CYBERCARE
EMRs and HIPAA
There's more to HIPAA than just privacy; consider cost too.
Richard Hom, O.D., F.A.A.O.
HIPAA. It sounds innocent, yet beneath this acronym lie regulations that may dramatically change the way you run your office or the complexion of your practice management software (PMS). No one can predict the results of this far-reaching piece of legislation.
The Health Insurance Portability and Accountability Act (HIPAA) of 1996 grew out of earlier concerns of the President George H. Bush administration to protect the confidentiality of healthcare information and to reduce the administrative costs of healthcare .
Protecting confidentiality
Numerous federal, state and local statutes and regulations currently bind providers to a high level of confidentiality regarding patient paper records. Now HIPAA showcases these regulations by requiring a minimum level of "privacy" for manual records and computer systems. Where states have more restrictive regulations, HIPAA will not supersede those regulations.
Doctors must secure electronic medical records (EMRs) from unauthorized access. Provider computer systems will require enhanced security and authentication for physical and logical access to your computer system.
- Physical access means that users are able to physically touch a keyboard or the actual computer.

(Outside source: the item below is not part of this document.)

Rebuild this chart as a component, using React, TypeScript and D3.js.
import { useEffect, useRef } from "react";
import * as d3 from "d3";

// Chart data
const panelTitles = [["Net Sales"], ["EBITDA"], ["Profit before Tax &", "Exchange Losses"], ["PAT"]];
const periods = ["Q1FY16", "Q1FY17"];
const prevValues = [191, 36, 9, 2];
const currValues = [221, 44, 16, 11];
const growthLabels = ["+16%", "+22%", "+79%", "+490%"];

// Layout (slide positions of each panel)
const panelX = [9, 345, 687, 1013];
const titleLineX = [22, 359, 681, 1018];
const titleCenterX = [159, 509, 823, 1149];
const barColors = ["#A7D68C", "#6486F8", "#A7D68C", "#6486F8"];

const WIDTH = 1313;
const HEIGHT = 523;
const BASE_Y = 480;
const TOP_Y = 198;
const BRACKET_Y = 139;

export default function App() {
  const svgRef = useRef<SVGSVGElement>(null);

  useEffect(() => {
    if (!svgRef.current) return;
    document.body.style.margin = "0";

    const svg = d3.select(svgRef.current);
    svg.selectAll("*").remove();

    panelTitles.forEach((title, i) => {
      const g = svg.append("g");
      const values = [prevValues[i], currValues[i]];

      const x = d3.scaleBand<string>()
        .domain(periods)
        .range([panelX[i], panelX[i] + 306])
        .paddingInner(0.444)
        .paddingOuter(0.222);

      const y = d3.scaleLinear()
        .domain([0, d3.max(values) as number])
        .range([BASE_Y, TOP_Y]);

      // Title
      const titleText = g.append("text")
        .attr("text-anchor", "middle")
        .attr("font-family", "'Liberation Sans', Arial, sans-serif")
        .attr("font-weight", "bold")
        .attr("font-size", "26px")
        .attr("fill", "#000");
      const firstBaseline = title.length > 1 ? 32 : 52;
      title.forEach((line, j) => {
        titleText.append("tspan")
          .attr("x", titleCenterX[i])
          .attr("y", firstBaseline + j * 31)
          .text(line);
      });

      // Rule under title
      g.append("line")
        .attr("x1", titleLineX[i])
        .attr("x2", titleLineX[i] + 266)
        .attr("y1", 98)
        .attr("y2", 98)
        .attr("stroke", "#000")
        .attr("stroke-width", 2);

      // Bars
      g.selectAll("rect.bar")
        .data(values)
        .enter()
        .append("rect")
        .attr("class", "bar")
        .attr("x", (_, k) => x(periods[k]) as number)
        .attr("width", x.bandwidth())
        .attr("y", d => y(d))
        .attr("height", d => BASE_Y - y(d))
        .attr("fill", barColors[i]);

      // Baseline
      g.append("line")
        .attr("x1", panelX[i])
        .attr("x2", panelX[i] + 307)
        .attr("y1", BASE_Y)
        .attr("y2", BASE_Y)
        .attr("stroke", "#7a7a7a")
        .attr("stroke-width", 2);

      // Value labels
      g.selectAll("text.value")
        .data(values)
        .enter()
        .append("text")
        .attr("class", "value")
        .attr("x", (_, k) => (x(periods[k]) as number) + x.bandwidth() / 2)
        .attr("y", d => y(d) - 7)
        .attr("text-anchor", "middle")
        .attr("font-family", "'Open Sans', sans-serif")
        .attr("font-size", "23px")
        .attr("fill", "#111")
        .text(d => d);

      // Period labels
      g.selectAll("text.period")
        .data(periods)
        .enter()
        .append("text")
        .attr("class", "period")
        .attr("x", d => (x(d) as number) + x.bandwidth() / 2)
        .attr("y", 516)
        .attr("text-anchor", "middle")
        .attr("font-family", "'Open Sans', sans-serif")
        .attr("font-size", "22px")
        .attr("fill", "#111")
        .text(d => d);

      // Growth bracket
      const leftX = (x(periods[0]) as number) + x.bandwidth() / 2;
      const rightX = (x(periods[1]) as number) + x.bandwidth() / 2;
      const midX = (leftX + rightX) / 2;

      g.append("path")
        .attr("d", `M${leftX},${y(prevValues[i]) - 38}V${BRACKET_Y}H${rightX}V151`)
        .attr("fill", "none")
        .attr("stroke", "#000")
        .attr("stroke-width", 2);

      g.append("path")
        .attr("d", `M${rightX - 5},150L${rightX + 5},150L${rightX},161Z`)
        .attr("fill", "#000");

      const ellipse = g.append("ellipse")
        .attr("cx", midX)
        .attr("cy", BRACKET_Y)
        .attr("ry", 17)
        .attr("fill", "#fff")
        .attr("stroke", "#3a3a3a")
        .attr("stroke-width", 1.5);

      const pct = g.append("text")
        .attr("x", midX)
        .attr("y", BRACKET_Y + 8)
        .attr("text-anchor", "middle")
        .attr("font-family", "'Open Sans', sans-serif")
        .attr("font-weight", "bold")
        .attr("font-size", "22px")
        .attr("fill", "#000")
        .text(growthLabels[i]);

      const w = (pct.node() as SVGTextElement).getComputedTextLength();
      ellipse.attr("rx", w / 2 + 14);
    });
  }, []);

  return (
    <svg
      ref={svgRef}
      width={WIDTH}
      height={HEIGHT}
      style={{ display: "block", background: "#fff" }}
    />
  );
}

- Logical access is the security scheme for logging onto the computer itself (usually controlled by the operating system) and onto the PMS package.
EMRs must be associated with their true author. EMRs must also track edits to ensure that the true author can't repudiate a version at a later date. The privacy portion of HIPAA requires compliance by all parties by April 2003.
Reducing costs
HIPAA's other focus (administrative cost reduction) concerns transactions between providers and payers. Achieving this might be difficult for vision EMR packages and vision care payers because of the requirements for standardized transactions and code sets. The penalty for non-compliance may include monetary fines or even punitive incarceration.
Most EMR packages and manual record keeping are excellent at recording transactions, but they're challenged when they must seamlessly exchange information with another business or EMR package (such as a vision care plan).
To facilitate interoperability, the early planners of HIPAA adopted Electronic Data Interchange (EDI) in the 1960s. EDI became the savior of large corporations that processed purchase orders, invoices and shipping documents by hand from thousands of suppliers.
EDI is a framework whereby companies could agree on a standard categorization and description of a product or service.
In eye care, Medicare has established services description and nomenclature. But no standard exists for products. Product standards must be detailed enough to describe a product as if you ordered it from the manufacturer yourself.For frames, it would be the manufacturer, style, color, temple size, etc.
An issue that needs attention
EMR vendors will need to agree on transaction rules and code sets. They'll need to evaluate their current software versions to determine the financial feasibility for compliance. Will EMR vendors unite and agree on standards? Will doctors who rely on manual records be forced to purchase EMR packages? Will payers force standards on EMR vendors and providers? I hope the profession and the EMR vendors take note.